Kenya under attack threat from Somali Islamists

afrol News, 16 October - Following a recent offer by Kenya to train Somali forces, Islamists have responded with a threat to launch an attack on Kenyan territory if it goes ahead with plan.

According to reports, Kenya had offered to train 10,000 Somali government troops in a bid to boost capacity to deal with insurgency and bring back law and order in that country.

"We will order all our holy warriors to start jihadi war inside Kenya," Islamists spokesman Sheikh Muktar Robow, was quoted by BBC.

Threat has come as fresh violence errupted Somali capital, Mogadishu against government troops and their Ethiopian allies as well as African Union peacekeepers, which is said to have claimed at least five lives.

Some Islamists insurgents have refused to join or observe Somalia's peace negotiations, saying unless Ethiopian troops pull out, they will continue attacks.

Ethiopian prime minister Meles Zenawi has however said his country is yet to review its position, but would stay longer for restoration of peace.

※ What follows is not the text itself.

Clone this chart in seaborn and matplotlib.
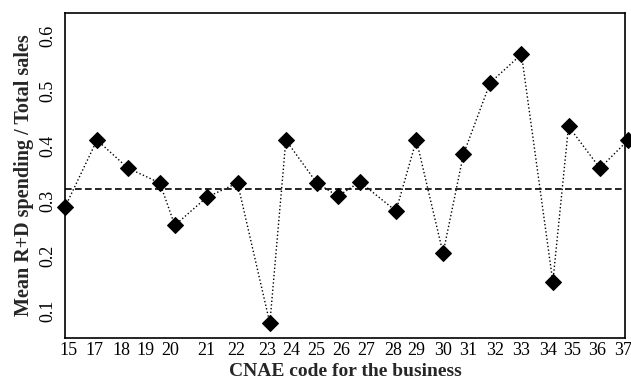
import matplotlib
matplotlib.use("Agg")
import matplotlib.pyplot as plt
import seaborn as sns
import pandas as pd

# CNAE codes (categories) and their plotted horizontal positions
cnae_codes = ["15", "17", "18", "19", "20", "21", "22", "23", "24", "25", "26",
              "27", "28", "29", "30", "31", "32", "33", "34", "35", "36", "37"]
code_pos = [0, 2.04, 4.01, 6.05, 7.0, 9.04, 11.0, 13.06, 14.08, 16.05, 17.4,
            18.8, 21.1, 22.4, 24.1, 25.4, 27.1, 29.1, 31.1, 32.1, 34.1, 35.9]
# horizontal positions of the tick labels
label_pos = [0.25, 1.85, 3.57, 5.1, 6.7, 9.0, 10.9, 12.9, 14.4, 16.0, 17.6,
             19.2, 20.9, 22.4, 24.1, 25.7, 27.4, 29.1, 30.8, 32.3, 33.9, 35.55]
# Mean R+D spending / total sales
ratio = [0.289, 0.411, 0.360, 0.333, 0.256, 0.307, 0.333, 0.078, 0.411, 0.333, 0.309,
         0.335, 0.282, 0.411, 0.205, 0.385, 0.515, 0.567, 0.153, 0.436, 0.360, 0.411]
reference_level = 0.322
y_ticks = [0.1, 0.2, 0.3, 0.4, 0.5, 0.6]

df = pd.DataFrame({"pos": code_pos, "ratio": ratio, "code": cnae_codes})

sns.set_theme(style="white")
plt.rcParams["font.family"] = ["Liberation Serif", "DejaVu Serif"]

fig = plt.figure(figsize=(6.31, 3.82), dpi=100)
ax = fig.add_axes([0.103, 0.115, 0.8875, 0.851])

sns.lineplot(data=df, x="pos", y="ratio", ax=ax, color="black", linestyle=":",
             linewidth=1.0, marker="D", markersize=8.5, markeredgecolor="black",
             markerfacecolor="black", clip_on=False, sort=False)
ax.axhline(reference_level, color="black", linestyle="--", linewidth=1.2, dashes=(4, 2))

ax.set_xlim(0, 35.7)
ax.set_ylim(0.051, 0.642)
ax.set_xticks(label_pos)
ax.set_xticklabels(cnae_codes, fontsize=13)
ax.set_yticks(y_ticks)
ax.set_yticklabels([f"{v:.1f}" for v in y_ticks], fontsize=13, rotation=90, va="center")
ax.tick_params(axis="both", length=0, colors="black")
ax.tick_params(axis="x", pad=3)
ax.tick_params(axis="y", pad=6)

for s in ax.spines.values():
    s.set_visible(True)
    s.set_color("black")
    s.set_linewidth(1.2)

ax.set_xlabel("CNAE code for the business", fontsize=14, fontweight="bold", labelpad=3)
ax.set_ylabel("Mean R+D spending / Total sales", fontsize=14.5, fontweight="bold", labelpad=4)

fig.savefig("out.png", dpi=100)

Somalia has been without a functioning government since toppling of president Mohamed Siad Barre in 1991 and government only has total control on few patches of the country.

Ethiopian troops helped the government push Islamist forces from control of central and southern Somalia in late 2006, triggering an insurgency.

While violence is surging in Somalia and almost having crippled humanitarian services, some more than three million Somalis are said to be in need of emergency food aid, with more than a million said to be displaced from capital only this year.